Their approach is that existing business is secure and held true with their commitments. If there’s an existing base for Product A, Harry Warren sales reps will not try to sell Product B to those customers, and vice versa. If for some reason a customer grows dissatisfied with Product A, then the rep will pitch B. “That’s the only time we’ll make a presentation for a competing product,” said Mycoff. “We make that clear to our manufacturers.”

Things get tricky when one competing product might have a higher commission rate than another. These situations he regards as integrity gut-checks. It helps that the commission rates are known only to the agency’s principals. Harry Warren sales personnel get compensated strictly by salary, bonuses and a profit-sharing plan.

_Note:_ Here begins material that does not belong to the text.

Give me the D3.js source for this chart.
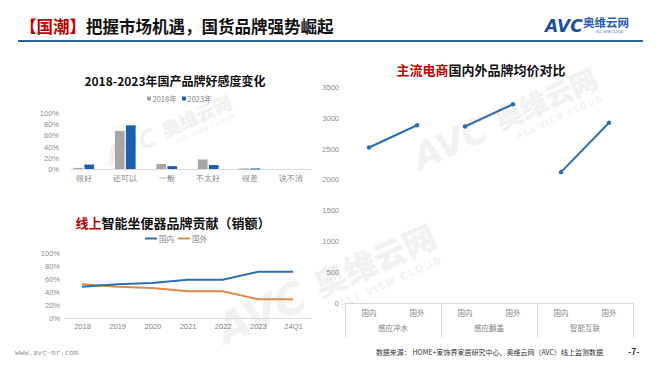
<!DOCTYPE html>
<html>
<head>
<meta charset="utf-8">
<script src="https://cdn.jsdelivr.net/npm/d3@7"></script>
<style>
  body { margin: 0; background: #fff; }
  svg { display: block; font-family: "Noto Sans CJK SC", "Noto Sans", sans-serif; }
</style>
</head>
<body>
<svg id="chart" width="660" height="372"></svg>
<script>
// ---- data ----
var favorCats = ['很好', '还可以', '一般', '不太好', '很差', '说不清'];
var favorYears = ['2018年', '2023年'];
var favor2018 = [0.02, 0.68, 0.09, 0.17, 0.01, 0];
var favor2023 = [0.08, 0.78, 0.05, 0.07, 0.01, 0];

var shareYears = ['2018', '2019', '2020', '2021', '2022', '2023', '24Q1'];
var shareDomestic = [0.48, 0.52, 0.54, 0.59, 0.59, 0.71, 0.71];
var shareForeign = [0.52, 0.48, 0.46, 0.41, 0.41, 0.29, 0.29];

var priceGroups = ['感应冲水', '感应翻盖', '智能互联'];
var priceOrigins = ['国内', '国外'];
var priceDomestic = [2520, 2860, 2120];
var priceForeign = [2880, 3220, 2920];

var GREY = '#a6a6a6', BLUE = '#1a5fb4', LINE_BLUE = '#2e6db0', ORANGE = '#e08a45';
var RED = '#c00000', AXIS = '#d9d9d9', TICK_TXT = '#8c8c8c';

var svg = d3.select('#chart');

function translate(x, y) {
  return 'translate(' + (x || 0) + ', ' + (y || 0) + ')';
}

// ---- faint watermarks ----
function watermark(x, y, s) {
  var g = svg.append('g')
    .attr('transform', translate(x, y) + ' rotate(-24) scale(' + s + ')')
    .attr('fill', '#f1f1f1');
  g.append('text').attr('x', 0).attr('y', 0)
    .attr('font-size', 44).attr('font-weight', 900).attr('font-style', 'italic')
    .attr('font-family', 'DejaVu Sans').text('AVC');
  g.append('text').attr('x', 112).attr('y', -4)
    .attr('font-size', 34).attr('font-weight', 900).text('奥维云网');
  g.append('text').attr('x', 128).attr('y', 14)
    .attr('font-size', 11).attr('font-weight', 700).attr('letter-spacing', 2)
    .text('ALL VIEW CLOUD');
}
watermark(225, 345, 0.95);
watermark(420, 170, 0.8);
watermark(110, 165, 0.55);

// ---- header ----
var head = svg.append('text').attr('x', 20).attr('y', 33)
  .attr('font-size', 16.5).attr('font-weight', 700);
head.append('tspan').attr('fill', RED).text('【国潮】');
head.append('tspan').attr('fill', '#111').text('把握市场机遇，国货品牌强势崛起');

svg.append('line').attr('x1', 18).attr('x2', 643).attr('y1', 41).attr('y2', 41)
  .attr('stroke', '#2b6596').attr('stroke-width', 2);

// logo
svg.append('text').attr('x', 545).attr('y', 32)
  .attr('font-size', 17).attr('font-weight', 900).attr('font-style', 'italic')
  .attr('font-family', 'DejaVu Sans').attr('fill', '#1d4f9e').text('AVC');
svg.append('text').attr('x', 583).attr('y', 27)
  .attr('font-size', 11.5).attr('font-weight', 700).attr('fill', '#2a5fb0').text('奥维云网');
svg.append('text').attr('x', 596).attr('y', 33)
  .attr('font-size', 3.5).attr('fill', '#2a5fb0').text('ALL VIEW CLOUD');

// ---- chart 1: grouped bars ----
(function() {
  var x = d3.scaleBand().domain(favorCats).range([63, 312]).paddingInner(0.5).paddingOuter(0.25);
  var x1 = d3.scaleBand().domain(favorYears).range([0, x.bandwidth()]).paddingInner(0.12);
  var y = d3.scaleLinear().domain([0, 1]).range([169, 113]);

  svg.append('text').attr('x', 175).attr('y', 86).attr('text-anchor', 'middle')
    .attr('font-size', 12).attr('font-weight', 700).attr('fill', '#111')
    .text('2018-2023年国产品牌好感度变化');

  var legend = svg.append('g').attr('font-size', 7.5).attr('fill', '#7f7f7f');
  [[147, GREY], [182, BLUE]].forEach(function(d, i) {
    legend.append('rect').attr('x', d[0]).attr('y', 96.5).attr('width', 4).attr('height', 4).attr('fill', d[1]);
    legend.append('text').attr('x', d[0] + 5.5).attr('y', 101.5).text(favorYears[i]);
  });

  var yAxis = svg.append('g').attr('transform', translate(62, 0))
    .call(d3.axisLeft(y).tickValues([0, 0.2, 0.4, 0.6, 0.8, 1]).tickFormat(d3.format('.0%')).tickSize(0).tickPadding(3));
  yAxis.select('.domain').remove();
  yAxis.selectAll('text').attr('fill', TICK_TXT).attr('font-size', 7.5).attr('font-family', 'Liberation Sans');

  var xAxis = svg.append('g').attr('transform', translate(0, 169))
    .call(d3.axisBottom(x).tickSize(0).tickPadding(6));
  xAxis.select('.domain').attr('stroke', AXIS).attr('d', 'M70,0.5H312');
  xAxis.selectAll('text').attr('fill', '#7f7f7f').attr('font-size', 8);

  var series = [favor2018, favor2023];
  var g = svg.append('g');
  favorCats.forEach(function(cat, ci) {
    favorYears.forEach(function(yr, si) {
      var v = series[si][ci];
      if (!v) return;
      g.append('rect')
        .attr('x', x(cat) + x1(yr))
        .attr('y', y(v))
        .attr('width', x1.bandwidth())
        .attr('height', Math.max(1, y(0) - y(v)))
        .attr('fill', si ? BLUE : GREY);
    });
  });
})();

// ---- chart 2: share lines ----
(function() {
  var x = d3.scalePoint().domain(shareYears).range([82, 293]);
  var y = d3.scaleLinear().domain([0, 1]).range([318, 253]);

  var title = svg.append('text').attr('x', 173).attr('y', 228).attr('text-anchor', 'middle')
    .attr('font-size', 13).attr('font-weight', 700);
  title.append('tspan').attr('fill', RED).text('线上');
  title.append('tspan').attr('fill', '#111').text('智能坐便器品牌贡献（销额）');

  var legend = svg.append('g').attr('font-size', 7.5).attr('fill', '#7f7f7f');
  [[145, LINE_BLUE, '国内'], [178, ORANGE, '国外']].forEach(function(d) {
    legend.append('line').attr('x1', d[0]).attr('x2', d[0] + 12).attr('y1', 238.5).attr('y2', 238.5)
      .attr('stroke', d[1]).attr('stroke-width', 2);
    legend.append('text').attr('x', d[0] + 14).attr('y', 241.5).text(d[2]);
  });

  var yAxis = svg.append('g').attr('transform', translate(60, 0))
    .call(d3.axisLeft(y).tickValues([0, 0.2, 0.4, 0.6, 0.8, 1]).tickFormat(d3.format('.0%')).tickSize(0).tickPadding(0));
  yAxis.select('.domain').remove();
  yAxis.selectAll('text').attr('fill', TICK_TXT).attr('font-size', 7.5).attr('font-family', 'Liberation Sans');

  var xAxis = svg.append('g').attr('transform', translate(0, 318))
    .call(d3.axisBottom(x).tickSize(0).tickPadding(6));
  xAxis.select('.domain').attr('stroke', AXIS).attr('d', 'M64,0.5H312');
  xAxis.selectAll('text').attr('fill', '#7f7f7f').attr('font-size', 7.5).attr('font-family', 'Liberation Sans');

  var line = d3.line()
    .x(function(d, i) { return x(shareYears[i]); })
    .y(function(d) { return y(d); });

  [[shareForeign, ORANGE], [shareDomestic, LINE_BLUE]].forEach(function(s) {
    svg.append('path').datum(s[0]).attr('d', line)
      .attr('fill', 'none').attr('stroke', s[1]).attr('stroke-width', 2);
  });
})();

// ---- chart 3: average price ----
(function() {
  var keys = [];
  priceGroups.forEach(function(g) {
    priceOrigins.forEach(function(o) { keys.push(g + '|' + o); });
  });
  var x = d3.scaleBand().domain(keys).range([345, 633]);
  var xg = d3.scaleBand().domain(priceGroups).range([345, 633]);
  var y = d3.scaleLinear().domain([0, 3500]).range([303, 87]);
  var cx = function(k) { return x(k) + x.bandwidth() / 2; };

  var title = svg.append('text').attr('x', 481).attr('y', 75).attr('text-anchor', 'middle')
    .attr('font-size', 13).attr('font-weight', 700);
  title.append('tspan').attr('fill', RED).text('主流电商');
  title.append('tspan').attr('fill', '#111').text('国内外品牌均价对比');

  var yAxis = svg.append('g').attr('transform', translate(339, 0))
    .call(d3.axisLeft(y).tickValues(d3.range(0, 3501, 500)).tickFormat(d3.format('d')).tickSize(0).tickPadding(0));
  yAxis.select('.domain').remove();
  yAxis.selectAll('text').attr('fill', TICK_TXT).attr('font-size', 7.5).attr('font-family', 'Liberation Sans');

  var ax = svg.append('g').attr('stroke', AXIS).attr('fill', 'none');
  ax.append('line').attr('x1', 345).attr('x2', 633).attr('y1', 303.5).attr('y2', 303.5);
  priceGroups.concat([null]).forEach(function(g) {
    var xx = g ? xg(g) : xg.range()[1];
    ax.append('line').attr('x1', xx + 0.5).attr('x2', xx + 0.5).attr('y1', 303).attr('y2', 338);
  });

  var lbl = svg.append('g').attr('font-size', 7.5).attr('fill', '#7f7f7f').attr('text-anchor', 'middle');
  keys.forEach(function(k) {
    lbl.append('text').attr('x', cx(k)).attr('y', 316).text(k.split('|')[1]);
  });
  priceGroups.forEach(function(g) {
    lbl.append('text').attr('x', xg(g) + xg.bandwidth() / 2).attr('y', 331).text(g);
  });

  var line = d3.line().x(function(d) { return d[0]; }).y(function(d) { return d[1]; });
  priceGroups.forEach(function(g, i) {
    var pts = [
      [cx(g + '|国内'), y(priceDomestic[i])],
      [cx(g + '|国外'), y(priceForeign[i])]
    ];
    svg.append('path').datum(pts).attr('d', line)
      .attr('fill', 'none').attr('stroke', LINE_BLUE).attr('stroke-width', 2);
    pts.forEach(function(p) {
      svg.append('circle').attr('cx', p[0]).attr('cy', p[1]).attr('r', 2.2).attr('fill', LINE_BLUE);
    });
  });
})();

// ---- footer ----
svg.append('text').attr('x', 15).attr('y', 355).attr('font-size', 7.5)
  .attr('fill', '#9a9a9a').attr('font-family', 'DejaVu Sans Mono').text('www.avc-mr.com');
svg.append('text').attr('x', 603).attr('y', 355).attr('text-anchor', 'end').attr('font-size', 7)
  .attr('fill', '#333').text('数据来源： HOME+家饰界家居研究中心、奥维云网（AVC）线上监测数据');
svg.append('text').attr('x', 628).attr('y', 355).attr('font-size', 8.5).attr('font-weight', 700)
  .attr('fill', '#333').text('-7-');
</script>
</body>
</html>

“Our compensation structure was handed down from Harry,” said the founder’s son-in-law. “He was very much against paying sales commissions. Harry believed in building relationships, and commissions lead to gathering orders as opposed to building relationships.

“The way we’re structured by channels requires a lot of interaction, which makes it hard to determine what part of a sale is due to which person. We want our sales teams supporting one another, not competing against one another,” said Mycoff.



Harry Warren’s NC sales team.

Training Imperative

It’s a chicken vs. egg question whether rep firms have gotten bigger because of added responsibilities or whether added responsibilities have forced them to become larger. In either case, Mycoff noted a big increase in the amount of time he and his people spend in training sessions with distributors and contractors. “We are probably involved in 10 different training activities per week, mostly for large groups,” he said. “That’s the best value we can contribute, I believe.”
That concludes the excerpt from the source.